Monday, October 22, 2012
Now that I'm past the 5 year mark, I find that less people can relate to what I have to say. In the beginning throes of grief, so many of the fundamental elements are the same for us all. And as we move further away from that dreaded day, our lives expand, becoming more complicated and, therefore, more our own and less for everyone else.
But I still write. Mainly because I can't help it. I've given up on the idea that people read it and use it as sort of a diary. Because this blog has been a map of my life and I need it more than anyone else.
Last week I ended a 3 and a half year relationship. It wasn't without drama, but it was for the simple fact that it wasn't working. No one did anything wrong and neither party was a bad person. It just happened.
I'm wondering if that's the hardest kind of break-up - the kind where you can't say that someone else was horrible. The kind that you have to admit the basics aren't there. What I am starting to understand about that kind of parting is that it makes it harder to explain to other people when both sides of the relationship are basically good in their own way. Just maybe not good together.

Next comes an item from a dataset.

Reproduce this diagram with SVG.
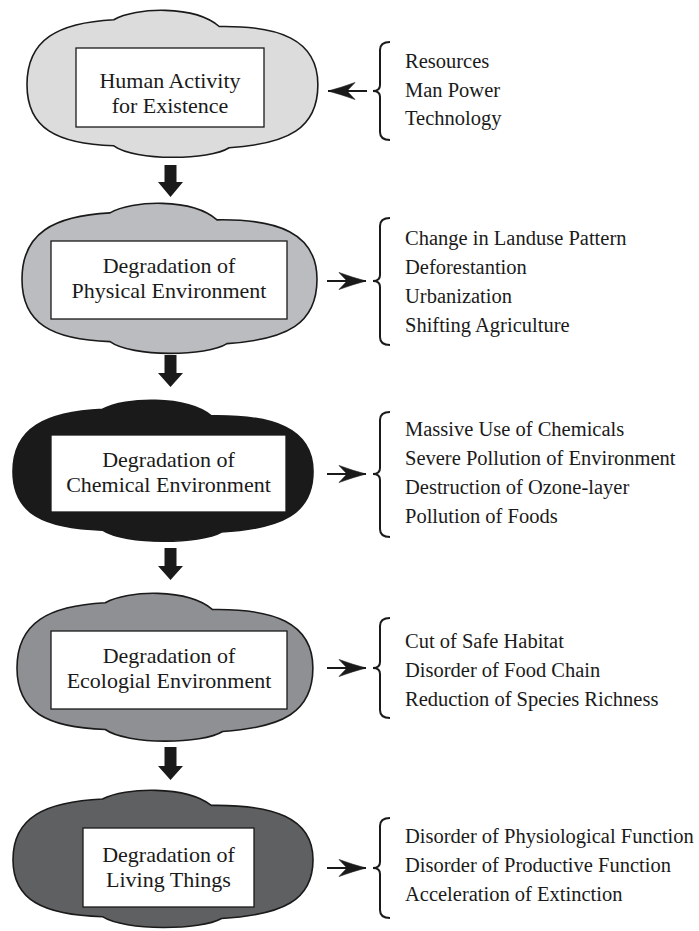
<svg xmlns="http://www.w3.org/2000/svg" xmlns:xlink="http://www.w3.org/1999/xlink" width="699" height="931" viewBox="0 0 699 931">
<style>
.cloud{stroke:#1a1a1a;stroke-width:1.6}
.box{fill:#ffffff;stroke:#1a1a1a;stroke-width:1.3}
.t{font-family:"Liberation Serif","Times New Roman",serif;font-size:22px;fill:#1a1a1a;text-anchor:middle}
.l{font-family:"Liberation Serif","Times New Roman",serif;font-size:20.5px;fill:#1a1a1a}
.brace{fill:none;stroke:#1a1a1a;stroke-width:2}
.hline{fill:none;stroke:#1a1a1a;stroke-width:2}
.down{fill:#1a1a1a}
</style>
<defs>
<path id="cloudShape" vector-effect="non-scaling-stroke" d="M0,77 C0,30 32,13 88,10 C110,-3 170,-5 195,17 C255,16 295,30 295,77 C295,122 265,138 205,142 C185,155 110,156 88,140 C30,138 0,122 0,77 Z"/>
<marker id="ah" markerUnits="userSpaceOnUse" markerWidth="30" markerHeight="20" refX="28" refY="9" orient="auto">
<path d="M28,9 Q16,6 1,0.5 L9,9 L1,17.5 Q16,12 28,9 Z" fill="#1a1a1a" stroke="#1a1a1a" stroke-width="0.6"/>
</marker>
</defs>

<g id="node1">
<use xlink:href="#cloudShape" class="cloud" fill="#dcdcdc" transform="translate(27,10) scale(0.986,0.97)"/>
<rect class="box" x="76" y="48" width="188" height="79"/>
<text class="t" x="170" y="88">Human Activity</text>
<text class="t" x="170" y="113">for Existence</text>
</g>

<g id="node2">
<use xlink:href="#cloudShape" class="cloud" fill="#bbbcbf" transform="translate(22,203) scale(1,0.99)"/>
<rect class="box" x="51" y="241" width="236" height="78"/>
<text class="t" x="169" y="273">Degradation of</text>
<text class="t" x="169" y="298">Physical Environment</text>
</g>

<g id="node3">
<use xlink:href="#cloudShape" class="cloud" fill="#1a1a1a" transform="translate(13,400) scale(1.017,0.93)"/>
<rect class="box" x="51" y="435" width="235" height="77"/>
<text class="t" x="168.5" y="467">Degradation of</text>
<text class="t" x="168.5" y="492">Chemical Environment</text>
</g>

<g id="node4">
<use xlink:href="#cloudShape" class="cloud" fill="#8f9093" transform="translate(17,593) scale(1.003,0.975)"/>
<rect class="box" x="51" y="631" width="236" height="78"/>
<text class="t" x="169" y="663">Degradation of</text>
<text class="t" x="169" y="688">Ecologial Environment</text>
</g>

<g id="node5">
<use xlink:href="#cloudShape" class="cloud" fill="#5f6062" transform="translate(13,790) scale(1.017,0.905)"/>
<rect class="box" x="83" y="828" width="171" height="79"/>
<text class="t" x="168.5" y="862">Degradation of</text>
<text class="t" x="168.5" y="887">Living Things</text>
</g>

<g id="list1">
<path class="brace" d="M390,42 Q380,42 380,50 L380,85 Q380,91 373,91 Q380,91 380,97 L380,132 Q380,140 390,140"/>
<text class="l" x="405" y="68">Resources</text>
<text class="l" x="405" y="97">Man Power</text>
<text class="l" x="405" y="125">Technology</text>
</g>

<g id="list2">
<path class="brace" d="M390,218 Q380,218 380,226 L380,275 Q380,281 373,281 Q380,281 380,287 L380,337 Q380,345 390,345"/>
<text class="l" x="405" y="245">Change in Landuse Pattern</text>
<text class="l" x="405" y="274">Deforestantion</text>
<text class="l" x="405" y="303">Urbanization</text>
<text class="l" x="405" y="332">Shifting Agriculture</text>
</g>

<g id="list3">
<path class="brace" d="M390,412 Q380,412 380,420 L380,468 Q380,474 373,474 Q380,474 380,480 L380,529 Q380,537 390,537"/>
<text class="l" x="405" y="436">Massive Use of Chemicals</text>
<text class="l" x="405" y="465">Severe Pollution of Environment</text>
<text class="l" x="405" y="494">Destruction of Ozone-layer</text>
<text class="l" x="405" y="523">Pollution of Foods</text>
</g>

<g id="list4">
<path class="brace" d="M390,618 Q380,618 380,626 L380,662 Q380,668 373,668 Q380,668 380,674 L380,710 Q380,718 390,718"/>
<text class="l" x="405" y="648">Cut of Safe Habitat</text>
<text class="l" x="405" y="677">Disorder of Food Chain</text>
<text class="l" x="405" y="706">Reduction of Species Richness</text>
</g>

<g id="list5">
<path class="brace" d="M390,818 Q380,818 380,826 L380,862 Q380,868 373,868 Q380,868 380,874 L380,910 Q380,918 390,918"/>
<text class="l" x="405" y="843">Disorder of Physiological Function</text>
<text class="l" x="405" y="872">Disorder of Productive Function</text>
<text class="l" x="405" y="901">Acceleration of Extinction</text>
</g>

<g id="connectors">
<polygon class="down" points="164.5,165 176.5,165 176.5,182 183,182 170.5,197 158,182 164.5,182"/>
<polygon class="down" points="164.5,355 176.5,355 176.5,373 183,373 170.5,387 158,373 164.5,373"/>
<polygon class="down" points="164.5,548 176.5,548 176.5,566 183,566 170.5,580 158,566 164.5,566"/>
<polygon class="down" points="164.5,747 176.5,747 176.5,766 183,766 170.5,780 158,766 164.5,766"/>
<line class="hline" x1="367" y1="91" x2="328" y2="91" marker-end="url(#ah)"/>
<line class="hline" x1="327" y1="281" x2="366" y2="281" marker-end="url(#ah)"/>
<line class="hline" x1="327" y1="474" x2="366" y2="474" marker-end="url(#ah)"/>
<line class="hline" x1="327" y1="668" x2="366" y2="668" marker-end="url(#ah)"/>
<line class="hline" x1="327" y1="868" x2="366" y2="868" marker-end="url(#ah)"/>
</g>
</svg>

So here I am...over 5 years since my husband died. And for over half that time I've been in this relationship in which I've invested not only my heart but my precious time and visions for the future. The other party asked at one point, "What the hell is wrong with you?"
And I had no answer.
I spent the beginning of my widowhood afraid of being alone. Insecure with myself, my baggage, and what I thought I didn't have to offer I needed someone to tell me that, yes, I was worth something. That I was dynamic and down-to-earth at the same time. To give me worth when, for some reason, I felt like I had none.
It's strange to say that becoming a widow probably made me feel as abandoned as someone else might feel going through a divorce. But it's true.
So now what? Here I am, single for the first time since 2009. The kids have lost the only father figure they really remember because they were so young when my husband died. There have been tears and hearts broken that I hope will mend. There are things around the house that I don't know how to fix that I was once dependent on my husband for, then a boyfriend, and now...who?
I guess that would be me.
If there's one thing I know about myself at this point is that I can be alone. Yes, I was in a relationship for a while, but I was alone before that. If I don't know how to fix it, I know who to call. I know where the plunger is. I know how to start a lawn mower.
These are all vast improvements from my early widow years.
All I can think is that with every heartbreak - whether it's from death or the loss of a relationship - there is something to be learned.
It could be what we want.
It could be what we miss.
Then again, it might just be what we find out about ourselves through the barrel rolls of life.